Tuesday, March 4, 2008

ESD#19: hatin' on The Times

Last week, The New York Times published this story about a former gang member making a home for her family in Oregon. The woman is releasing a memoir. When I read this story, I knew it was fake. I'm not sure how I knew. Looking back at it now, here's one questionable passage:
Besides being a consummate storyteller and analyst of inner city pathology, she is one of the few people who in the same conversation can talk about the joys of putting up her own jam (“I’m going to give you a couple of jars!”) and the painful business of getting a tattoo of a large, weeping pit bull across her back the day the state of Nevada set a close friend’s execution date.
Or how about this one:
Ms. Jones gave birth to her daughter while she was still in college, then graduated with a degree in ethnic studies, She stayed on in Eugene. Rya’s father, she said, was “the first white guy I ever dated, and she was the first white baby I ever saw. I said, she looks sickly, is there something wrong with her?”
Oh, let's throw this one in there, too:
“The first time my o. g. visited me here” — meaning original gangster, the gang’s leader — “he slept 20 hours straight. In L.A. your anxiety is so high you sleep three hours a night.”
I think this was the line that put me over the edge:
One of the first things I did once I started making drug money was to buy a burial plot.
Give me a break! If someone asked me to write a fake gang-related memoir, this is exactly what I would write.

This reminds me of when numerous reputable news outlets (including The Times) reported that the Pope saw Mel Gibson's "The Passion" and responded "It is as it was." There is NO WAY the Pope saw the film, let alone speak that line. Again, if someone asked me to write a fake quote for the pope, "It is as it was" is exactly what I would write.

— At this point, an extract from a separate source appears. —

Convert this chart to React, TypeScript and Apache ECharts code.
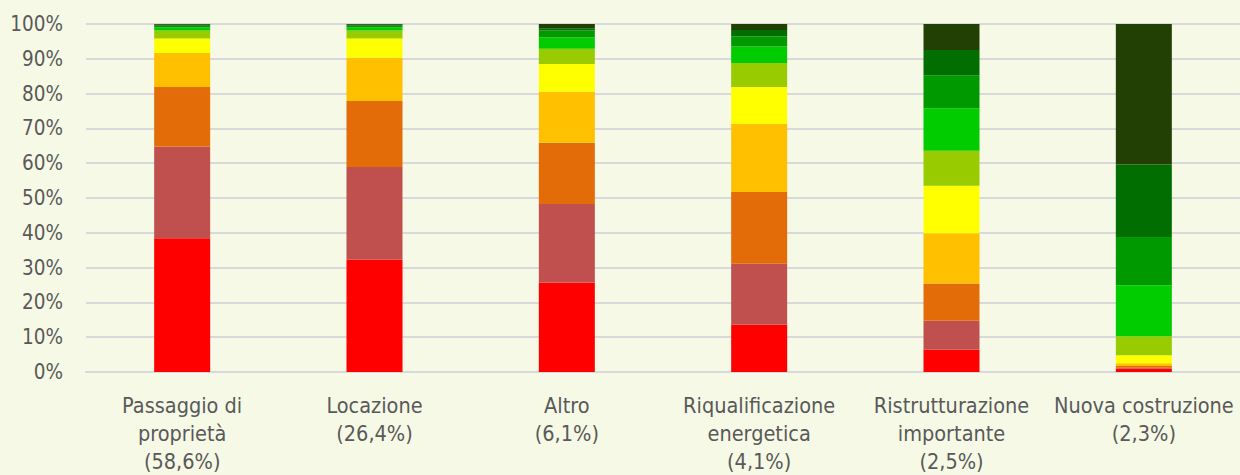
import React, { useEffect, useRef } from "react";
import * as echarts from "echarts";

const categories = [
  "Passaggio di\nproprietà\n(58,6%)",
  "Locazione\n(26,4%)",
  "Altro\n(6,1%)",
  "Riqualificazione\nenergetica\n(4,1%)",
  "Ristrutturazione\nimportante\n(2,5%)",
  "Nuova costruzione\n(2,3%)",
];

const classNames = ["G", "F", "E", "D", "C", "B", "A1", "A2", "A3", "A4"];

const classG = [38.4, 32.3, 25.7, 13.6, 6.4, 0.9];
const classF = [26.4, 26.6, 22.6, 17.5, 8.3, 0.3];
const classE = [17.1, 19.0, 17.6, 20.6, 10.7, 0.5];
const classD = [9.8, 12.4, 14.6, 19.6, 14.5, 0.8];
const classC = [4.1, 5.5, 8.0, 10.6, 13.6, 2.3];
const classB = [2.3, 2.3, 4.4, 6.9, 10.1, 5.5];
const classA1 = [0.9, 1.0, 3.2, 4.7, 12.2, 14.6];
const classA2 = [0.5, 0.4, 2.0, 2.9, 9.5, 13.9];
const classA3 = [0.3, 0.3, 0.7, 1.9, 7.2, 20.8];
const classA4 = [0.2, 0.2, 1.2, 1.7, 7.5, 40.4];

const yTicks = [0, 10, 20, 30, 40, 50, 60, 70, 80, 90, 100];

const seriesData = [classG, classF, classE, classD, classC, classB, classA1, classA2, classA3, classA4];
const colors = [
  "#FF0000",
  "#C0504D",
  "#E36C09",
  "#FFC000",
  "#FFFF00",
  "#99CC00",
  "#00CC00",
  "#009900",
  "#006E00",
  "#224003",
];

const FONT = "'DejaVu Sans Condensed', 'Liberation Sans Narrow', 'Liberation Sans', sans-serif";

export default function App() {
  const ref = useRef<HTMLDivElement>(null);

  useEffect(() => {
    document.body.style.margin = "0";
    if (!ref.current) return;
    const chart = echarts.init(ref.current, null, { renderer: "svg" });
    chart.setOption({
      animation: false,
      backgroundColor: "#F6F9E6",
      grid: { left: 86, top: 24, width: 1164, height: 351, containLabel: false },
      xAxis: {
        type: "category",
        data: categories,
        axisLine: { show: true, lineStyle: { color: "#D9D9D9", width: 2 } },
        axisTick: { show: false },
        axisLabel: {
          color: "#595959",
          fontFamily: FONT,
          fontSize: 21.5,
          lineHeight: 28,
          margin: 19,
          interval: 0,
        },
      },
      yAxis: {
        type: "value",
        min: 0,
        max: 100,
        interval: 10,
        axisLine: { show: false },
        axisTick: { show: false },
        splitLine: { lineStyle: { color: "#D9D9D9", width: 2 } },
        axisLabel: {
          color: "#595959",
          fontFamily: FONT,
          fontSize: 20.5,
          margin: 23,
          formatter: (v: number) => (yTicks.includes(v) ? v + "%" : ""),
        },
      },
      series: seriesData.map((d, i) => ({
        name: classNames[i],
        type: "bar",
        stack: "total",
        barWidth: 56,
        data: d,
        itemStyle: { color: colors[i] },
      })),
    });
    return () => chart.dispose();
  }, []);

  return <div ref={ref} style={{ width: 1240, height: 475 }} />;
}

Well, sure enough, it's all lies. She made up the whole thing. And it's making me angry that The Times let this slip through the cracks. Get it together, Bill Keller!

What makes this even more aggravating is the reporter's blatantly ignorant and offensive depiction of the woman and her home. Why does she have to mention her "fresh set of artificial fingernails" and the sofa that was "jacketed in a brown elasticized cover from Target?" Or how about this gem:
With its shootings, pimps beating prostitutes in the street and drug deals plainly transacted in front of children, the Los Angeles neighborhood where Ms. Jones lived is light years from her tame life now.
Ugh.

Ugh. Ugh. Ugh.

Sometimes I really hate The Times. The same page that included this bullshit story also featured "The Terrible Toll of Art Anxiety" a "crippling malady" afflicting the wealthy. UGH.

This whole thing make me think there's some credence to Malcolm Gladwell's (AKA Mr. Tipping Point) The Power of Thinking Without Thinking. Surely there was some editor who read this and, like me, thought something was a little off. Maybe The Times should stick to reviewing inspirational business non-fiction and stay away from memoirs altogether.

1 comment:

Anonymous said...

thanks for the catch of how the fake memoir was to the left of "Oh, what painting should I buy next." File this under a new section called ennui-hypochondria.